### Written task
Your task is to retype, word for word, the lines from the start of the data through the line holding "from matplotlib.patches import Rectangle". Do not include the pictures.

---------- Material

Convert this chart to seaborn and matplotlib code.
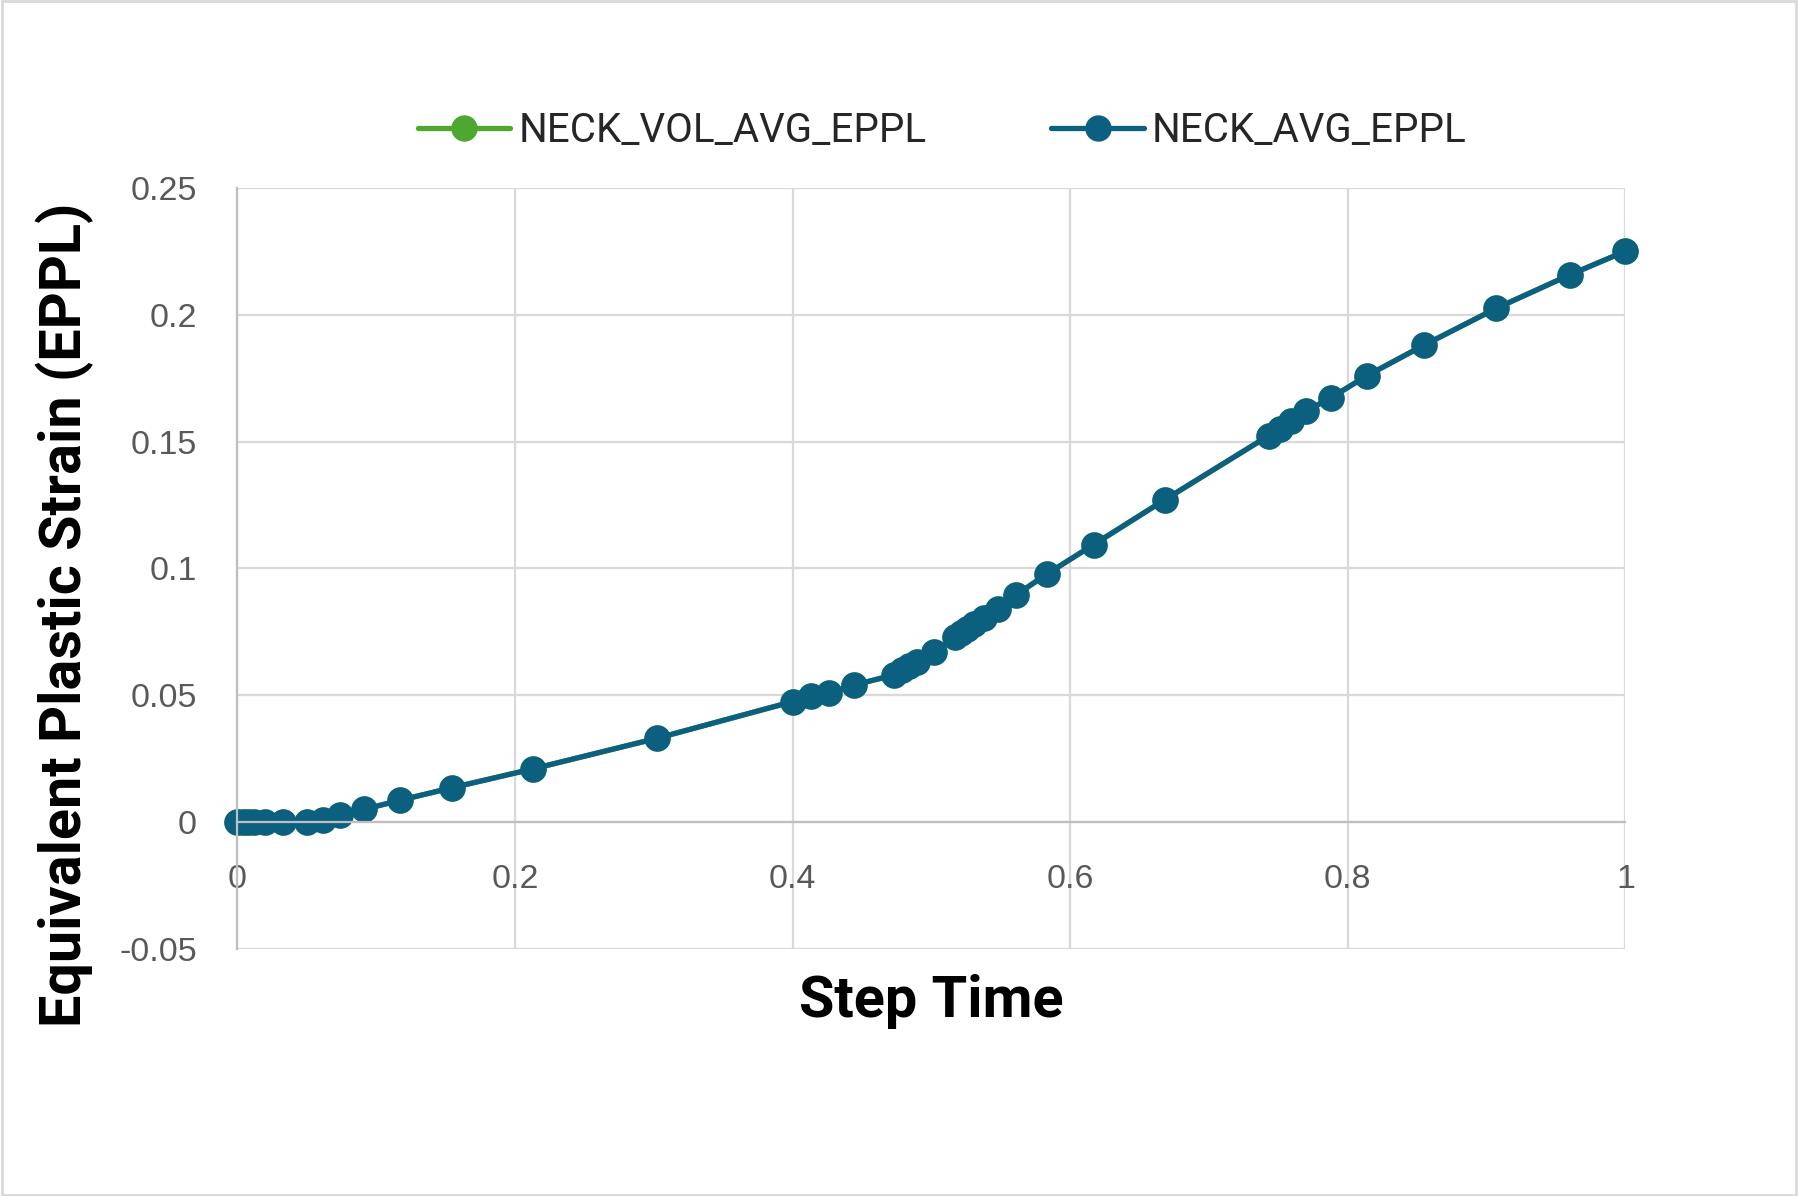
import matplotlib
matplotlib.use("Agg")
import matplotlib.pyplot as plt
import seaborn as sns
import pandas as pd
from matplotlib.patches import Rectangle

step_time = [0.0, 0.004, 0.008, 0.012, 0.02, 0.033, 0.05, 0.062, 0.074, 0.091,
             0.117, 0.155, 0.213, 0.302, 0.400, 0.413, 0.426, 0.444, 0.473, 0.479,
             0.484, 0.490, 0.502, 0.517, 0.521, 0.526, 0.531, 0.538, 0.548, 0.561,
             0.583, 0.617, 0.668, 0.743, 0.751, 0.759, 0.770, 0.788, 0.814, 0.855,
             0.907, 0.960, 1.000]
neck_avg_eppl = [0.0, 0.0, 0.0, 0.0, 0.0, 0.0, 0.0, 0.001, 0.0027, 0.005,
                 0.0086, 0.0136, 0.021, 0.033, 0.0475, 0.0497, 0.051, 0.054, 0.058, 0.060,
                 0.0615, 0.063, 0.067, 0.073, 0.0746, 0.076, 0.078, 0.0805, 0.084, 0.0895,
                 0.0977, 0.1094, 0.127, 0.1523, 0.155, 0.158, 0.162, 0.1673, 0.176, 0.188,
                 0.2025, 0.2157, 0.225]
neck_vol_avg_eppl = list(neck_avg_eppl)

series_names = ["NECK_VOL_AVG_EPPL", "NECK_AVG_EPPL"]
series_colors = ["#4EA72E", "#0B6080"]
x_ticks = [0, 0.2, 0.4, 0.6, 0.8, 1]
x_ticklabels = ["0", "0.2", "0.4", "0.6", "0.8", "1"]
y_ticks = [-0.05, 0, 0.05, 0.1, 0.15, 0.2, 0.25]
y_ticklabels = ["-0.05", "0", "0.05", "0.1", "0.15", "0.2", "0.25"]

df = pd.DataFrame({
    "Step Time": step_time + step_time,
    "EPPL": neck_vol_avg_eppl + neck_avg_eppl,
    "Series": [series_names[0]] * len(step_time) + [series_names[1]] * len(step_time),
})

sns.set_theme(style="white")
plt.rcParams["font.family"] = ["Liberation Sans", "DejaVu Sans"]

fig = plt.figure(figsize=(17.98, 11.96), dpi=100)
ax = fig.add_axes([0.132, 0.2065, 0.772, 0.6365])

sns.lineplot(data=df, x="Step Time", y="EPPL", hue="Series", hue_order=series_names,
             palette=series_colors, estimator=None, sort=False, marker="o",
             markersize=19, markeredgewidth=0, linewidth=3.8, legend=False, ax=ax)
for ln in ax.lines:
    ln.set_clip_on(False)

ax.set_xlim(0, 1)
ax.set_ylim(-0.05, 0.25)
ax.set_xticks(x_ticks)
ax.set_xticklabels(x_ticklabels)
ax.set_yticks(y_ticks)
ax.set_yticklabels(y_ticklabels)
ax.grid(True, color="#d9d9d9", linewidth=1.6)
ax.set_axisbelow(True)
for s in ["top", "right"]:
    ax.spines[s].set_visible(False)
ax.spines["left"].set_color("#bfbfbf")
ax.spines["left"].set_linewidth(1.6)
ax.spines["bottom"].set_position(("data", 0))
ax.spines["bottom"].set_color("#bfbfbf")
ax.spines["bottom"].set_linewidth(1.6)
ax.tick_params(axis="x", length=0, pad=30, labelsize=24.5, labelcolor="#595959")
ax.tick_params(axis="y", length=0, pad=29, labelsize=24.5, labelcolor="#595959")
for lab in ax.get_xticklabels() + ax.get_yticklabels():
    lab.set_family(["Liberation Sans", "DejaVu Sans"])

ax.set_xlabel("")
ax.set_ylabel("")
label_font = ["Roboto", "DejaVu Sans"]
fig.text(0.036, 0.486, "Equivalent Plastic Strain (EPPL)", rotation=90, ha="center",
         va="center", fontsize=41.5, fontweight="bold", family=label_font, color="black")
fig.text(0.518, 0.163, "Step Time", ha="center", va="center", fontsize=41.5,
         fontweight="bold", family=label_font, color="black")

handles = ax.lines[:2]
fig.legend(handles=handles, labels=series_names, loc="center", bbox_to_anchor=(0.524, 0.891),
           ncol=2, frameon=False, handlelength=2.3, handletextpad=0.2, columnspacing=3.1,
           prop={"family": label_font, "size": 29})

fig.patches.append(Rectangle((0.001, 0.001), 0.998, 0.998, transform=fig.transFigure,
                             fill=False, edgecolor="#d9d9d9", linewidth=2))

fig.savefig("out.png", dpi=100)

--------------------

### Answer to this task
Convert this chart to seaborn and matplotlib code.
import matplotlib
matplotlib.use("Agg")
import matplotlib.pyplot as plt
import seaborn as sns
import pandas as pd
from matplotlib.patches import Rectangle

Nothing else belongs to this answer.